** START OF Data extract **

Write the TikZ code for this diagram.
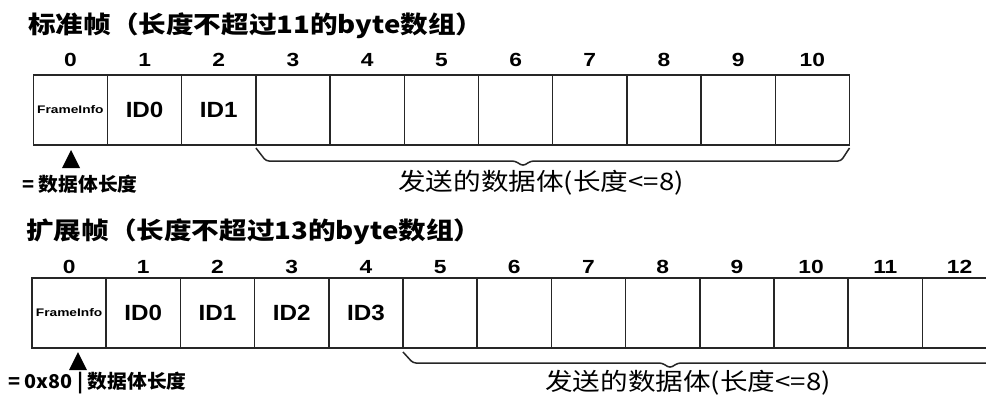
\documentclass[tikz,border=0pt]{standalone}
\usepackage{fontspec}
\setmainfont{Liberation Sans}
\newfontfamily\cjk{Noto Sans CJK SC}
\begin{document}
\begin{tikzpicture}[x=1pt,y=-1pt,
  cell/.style={draw=black!85, line width=1.5pt, minimum width=74.2pt, minimum height=70pt, inner sep=0pt, outer sep=0pt},
  idx/.style={font=\fontsize{19}{19}\selectfont\bfseries, xscale=1.2, inner sep=0pt},
  idl/.style={font=\fontsize{22}{22}\selectfont\bfseries, xscale=1.1},
  fi/.style={font=\fontsize{11}{11}\selectfont\bfseries, xscale=1.25},
  ttl/.style={font=\cjk\fontsize{24}{24}\selectfont\bfseries, anchor=west, xscale=1.15, inner sep=0pt},
  body/.style={font=\cjk\fontsize{24}{24}\selectfont, xscale=1.15, inner sep=0pt},
  note/.style={font=\cjk\fontsize{19}{19}\selectfont\bfseries, anchor=west, xscale=1.04, inner sep=0pt},
  brc/.style={draw=black!85, line width=1.5pt, rounded corners=3pt}]
\clip (0,0) rectangle (986,396);
\fill[white] (0,0) rectangle (986,396);

% ---- standard frame ----
\node[ttl] (title1) at (28,26) {标准帧（长度不超过11的byte数组）};
\foreach \i in {0,...,10}{
  \node[cell] (t\i) at ({33.3+74.2*(\i+0.5)},110) {};
  \node[idx] (tn\i) at ({33.3+74.2*(\i+0.5)},60) {\i};
}
\node[fi] at (t0) {FrameInfo};
\node[idl] at (t1) {ID0};
\node[idl] at (t2) {ID1};
\coordinate (ta) at (71,150);
\fill (ta) -- ++(9,18) -- ++(-18,0) -- cycle;
\node[note] (n1) at (22,184) {= 数据体长度};
\coordinate (tb1) at ([yshift=-3pt]t3.south west);
\coordinate (tb2) at ([yshift=-3pt]t10.south east);
\draw[brc] (tb1) -- (266,161) -- (515,161) -- (523,166) -- (531,161) -- (841,161) -- (tb2);
\node[body] (l1) at (541,183) {发送的数据体(长度<=8)};

% ---- extended frame ----
\node[ttl] (title2) at (26,232) {扩展帧（长度不超过13的byte数组）};
\foreach \i in {0,...,12}{
  \node[cell] (b\i) at ({32+74.2*(\i+0.5)},313) {};
  \node[idx] (bn\i) at ({32+74.2*(\i+0.5)},267) {\i};
}
\node[fi] at (b0) {FrameInfo};
\node[idl] at (b1) {ID0};
\node[idl] at (b2) {ID1};
\node[idl] at (b3) {ID2};
\node[idl] at (b4) {ID3};
\coordinate (ba) at (78,352);
\fill (ba) -- ++(9,18) -- ++(-18,0) -- cycle;
\node[note] (n2) at (8,383) {= 0x80 | 数据体长度};
\coordinate (bb1) at ([yshift=-4pt]b5.south west);
\coordinate (bb2) at (1000,363);
\draw[brc] (bb1) -- (413,363) -- (662,363) -- (670,368) -- (678,363) -- (bb2);
\node[body] (l2) at (688,383) {发送的数据体(长度<=8)};
\end{tikzpicture}
\end{document}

** END OF Data extract **

Are you able to set down all the lines above exactly, without any pictures?

_The completed task:_
Write the TikZ code for this diagram.
\documentclass[tikz,border=0pt]{standalone}
\usepackage{fontspec}
\setmainfont{Liberation Sans}
\newfontfamily\cjk{Noto Sans CJK SC}
\begin{document}
\begin{tikzpicture}[x=1pt,y=-1pt,
  cell/.style={draw=black!85, line width=1.5pt, minimum width=74.2pt, minimum height=70pt, inner sep=0pt, outer sep=0pt},
  idx/.style={font=\fontsize{19}{19}\selectfont\bfseries, xscale=1.2, inner sep=0pt},
  idl/.style={font=\fontsize{22}{22}\selectfont\bfseries, xscale=1.1},
  fi/.style={font=\fontsize{11}{11}\selectfont\bfseries, xscale=1.25},
  ttl/.style={font=\cjk\fontsize{24}{24}\selectfont\bfseries, anchor=west, xscale=1.15, inner sep=0pt},
  body/.style={font=\cjk\fontsize{24}{24}\selectfont, xscale=1.15, inner sep=0pt},
  note/.style={font=\cjk\fontsize{19}{19}\selectfont\bfseries, anchor=west, xscale=1.04, inner sep=0pt},
  brc/.style={draw=black!85, line width=1.5pt, rounded corners=3pt}]
\clip (0,0) rectangle (986,396);
\fill[white] (0,0) rectangle (986,396);

% ---- standard frame ----
\node[ttl] (title1) at (28,26) {标准帧（长度不超过11的byte数组）};
\foreach \i in {0,...,10}{
  \node[cell] (t\i) at ({33.3+74.2*(\i+0.5)},110) {};
  \node[idx] (tn\i) at ({33.3+74.2*(\i+0.5)},60) {\i};
}
\node[fi] at (t0) {FrameInfo};
\node[idl] at (t1) {ID0};
\node[idl] at (t2) {ID1};
\coordinate (ta) at (71,150);
\fill (ta) -- ++(9,18) -- ++(-18,0) -- cycle;
\node[note] (n1) at (22,184) {= 数据体长度};
\coordinate (tb1) at ([yshift=-3pt]t3.south west);
\coordinate (tb2) at ([yshift=-3pt]t10.south east);
\draw[brc] (tb1) -- (266,161) -- (515,161) -- (523,166) -- (531,161) -- (841,161) -- (tb2);
\node[body] (l1) at (541,183) {发送的数据体(长度<=8)};

% ---- extended frame ----
\node[ttl] (title2) at (26,232) {扩展帧（长度不超过13的byte数组）};
\foreach \i in {0,...,12}{
  \node[cell] (b\i) at ({32+74.2*(\i+0.5)},313) {};
  \node[idx] (bn\i) at ({32+74.2*(\i+0.5)},267) {\i};
}
\node[fi] at (b0) {FrameInfo};
\node[idl] at (b1) {ID0};
\node[idl] at (b2) {ID1};
\node[idl] at (b3) {ID2};
\node[idl] at (b4) {ID3};
\coordinate (ba) at (78,352);
\fill (ba) -- ++(9,18) -- ++(-18,0) -- cycle;
\node[note] (n2) at (8,383) {= 0x80 | 数据体长度};
\coordinate (bb1) at ([yshift=-4pt]b5.south west);
\coordinate (bb2) at (1000,363);
\draw[brc] (bb1) -- (413,363) -- (662,363) -- (670,368) -- (678,363) -- (bb2);
\node[body] (l2) at (688,383) {发送的数据体(长度<=8)};
\end{tikzpicture}
\end{document}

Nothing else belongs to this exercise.